Modeling Acid Transport and Non-Uniform Etching in a Stochastic Domain in Acid Fracturing

Mou, Jianye 2009 August 1900 (has links)
Success of acid fracturing depends on uneven etching along the fracture surfaces caused by heterogeneities such as variations in local mineralogy and variations in leakoff behavior. The heterogeneities tend to create channeling characteristics, which provide lasting conductivity after fracture closure, and occur on a scale that is neither used in laboratory measurements of acid fracture conductivity, which use core samples that are too small to observe such a feature, nor in typical acid fracture simulations in which the grid block size is much larger than the scale of local heterogeneities. Acid fracture conductivity depends on fracture surface etching patterns. Existing acid fracture conductivity correlations are for random asperity distributions and do not consider the contribution of channels to the conductivity. An acid fracture conductivity correlation needs the average fracture width at zero closure stress. Existing correlations calculate average fracture width using dissolved rock equivalent width without considering the effect of reservoir characteristics.
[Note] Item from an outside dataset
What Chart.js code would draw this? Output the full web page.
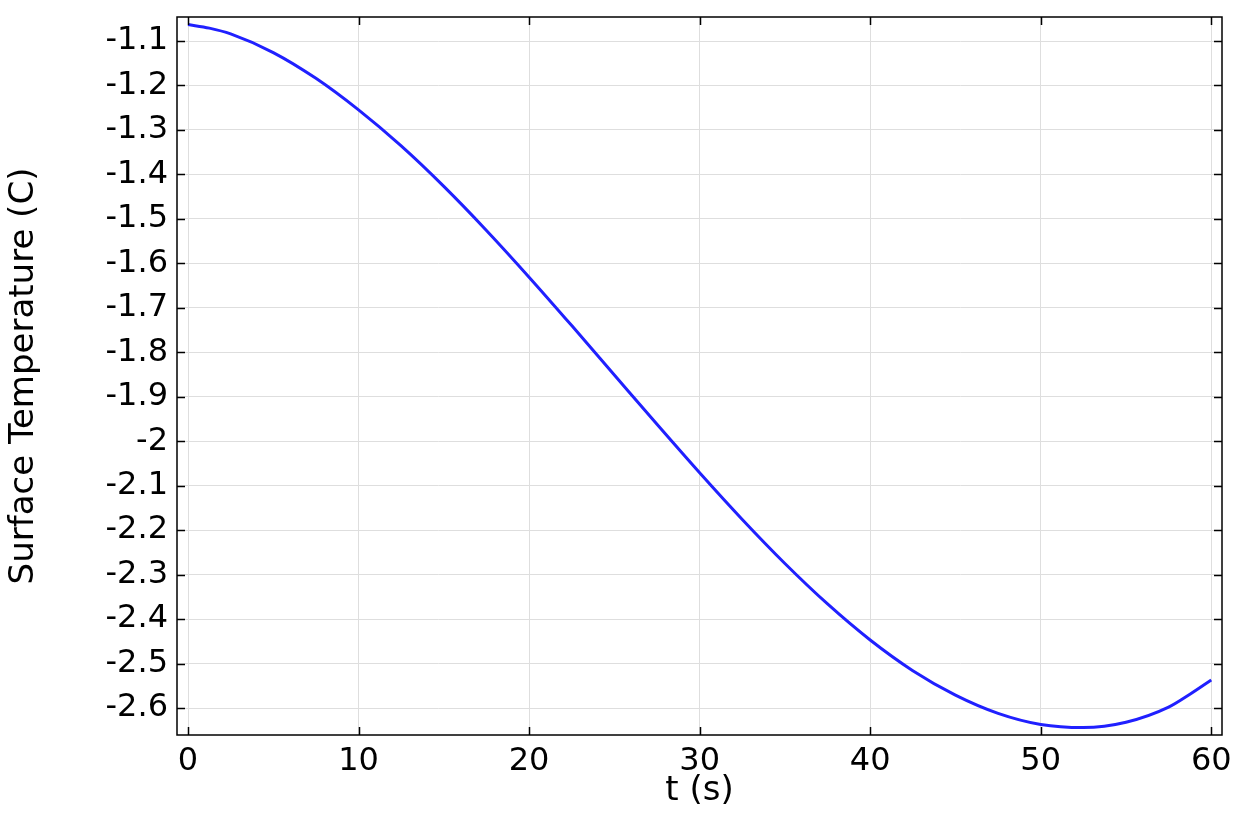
<!DOCTYPE html>
<html>
<head>
<meta charset="utf-8">
<script src="https://cdn.jsdelivr.net/npm/chart.js@4"></script>
<style>
  html, body { margin: 0; padding: 0; background: #fff; }
  #wrap { width: 1240px; height: 824px; }
</style>
</head>
<body>
<div id="wrap"><canvas id="chart" width="1240" height="824"></canvas></div>
<script>
// time (s) and surface temperature (C)
const times = [0, 1.25, 2.5, 5, 7.5, 10, 12.5, 15, 17.5, 20, 22.5, 25, 27.5, 30,
  32.5, 35, 37.5, 40, 42.5, 45, 47.5, 50, 52.5, 55, 57.5, 58.75, 60];
const temps = [-1.063, -1.071, -1.084, -1.126, -1.184, -1.255, -1.336, -1.427,
  -1.526, -1.631, -1.740, -1.851, -1.962, -2.071, -2.176, -2.275, -2.366,
  -2.447, -2.516, -2.571, -2.612, -2.637, -2.644, -2.632, -2.598, -2.569, -2.537];

const xTicks = [0, 10, 20, 30, 40, 50, 60];
const yTicks = [-1.1, -1.2, -1.3, -1.4, -1.5, -1.6, -1.7, -1.8, -1.9, -2,
  -2.1, -2.2, -2.3, -2.4, -2.5, -2.6];

const FONT = "'DejaVu Sans', sans-serif";

// frame and inward ticks on all four sides
const framePlugin = {
  id: "frame",
  afterDraw(chart) {
    const { ctx, chartArea: a, scales } = chart;
    const len = 8;
    ctx.save();
    ctx.strokeStyle = "#000";
    ctx.lineWidth = 1.5;
    ctx.strokeRect(a.left, a.top, a.right - a.left, a.bottom - a.top);
    ctx.beginPath();
    xTicks.forEach(v => {
      const x = Math.round(scales.x.getPixelForValue(v)) + 0.5;
      ctx.moveTo(x, a.bottom); ctx.lineTo(x, a.bottom - len);
      ctx.moveTo(x, a.top); ctx.lineTo(x, a.top + len);
    });
    yTicks.forEach(v => {
      const y = Math.round(scales.y.getPixelForValue(v)) + 0.5;
      ctx.moveTo(a.left, y); ctx.lineTo(a.left + len, y);
      ctx.moveTo(a.right, y); ctx.lineTo(a.right - len, y);
    });
    ctx.stroke();
    ctx.restore();
  }
};

new Chart(document.getElementById("chart"), {
  type: "line",
  data: {
    datasets: [{
      data: times.map((t, i) => ({ x: t, y: temps[i] })),
      borderColor: "rgb(32,32,255)",
      borderWidth: 3,
      pointRadius: 0,
      fill: false,
      cubicInterpolationMode: "monotone"
    }]
  },
  options: {
    responsive: false,
    animation: false,
    layout: { padding: { left: 0, top: 17, right: 18, bottom: 0 } },
    plugins: { legend: { display: false }, tooltip: { enabled: false } },
    scales: {
      x: {
        type: "linear",
        min: -0.645,
        max: 60.63,
        border: { display: false },
        grid: { color: "#dedede", lineWidth: 1, drawTicks: false },
        afterBuildTicks: s => { s.ticks = xTicks.map(v => ({ value: v })); },
        afterFit: s => { s.height = 89; s.paddingLeft = 0; s.paddingRight = 0; },
        ticks: {
          includeBounds: false,
          padding: 7,
          color: "#000",
          font: { family: FONT, size: 32 },
          maxRotation: 0,
          callback: v => String(v)
        },
        title: {
          display: true,
          text: "t (s)",
          color: "#000",
          font: { family: FONT, size: 34 },
          padding: { top: 12, bottom: 12 }
        }
      },
      y: {
        type: "linear",
        min: -2.6607,
        max: -1.046,
        border: { display: false },
        grid: { color: "#dedede", lineWidth: 1, drawTicks: false },
        afterBuildTicks: s => { s.ticks = yTicks.map(v => ({ value: v })); },
        afterFit: s => { s.width = 177; s.paddingTop = 0; s.paddingBottom = 0; },
        ticks: {
          includeBounds: false,
          padding: 9,
          color: "#000",
          font: { family: FONT, size: 32 },
          callback: v => String(Math.round(v * 10) / 10)
        },
        title: {
          display: true,
          text: "Surface Temperature (C)",
          color: "#000",
          font: { family: FONT, size: 34 },
          padding: { top: 4, bottom: 4 }
        }
      }
    }
  },
  plugins: [framePlugin]
});
</script>
</body>
</html>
The purpose of this work is to develop an intermediate-scale acid fracture model with grid size small enough and the whole dimension big enough to capture local and macro heterogeneity effects and channeling characteristics in acid fracturing. The model predicts pressure field, flow field, acid concentration profiles, and fracture surface profiles as a function of acid contact time. By extensive numerical experiments with the model, we develop correlations of fracture conductivity and average fracture width at zero closure stress as a function of statistical parameters of permeability and mineralogy distributions. With the model, we analyzed the relationships among fracture surface etching patterns, conductivities, and the distributions of permeability and mineralogy. From result analysis, we found that a fracture with channels extending from the inlet to the outlet of the fracture has a high conductivity because fluid flow in deep channels needs a very small pressure drop. Such long and highly conductive channels can be created by acids if the formation has heterogeneities in either permeability or mineralogy, or both, with high correlation length in the direction of the fracture, which is the case in laminated formations.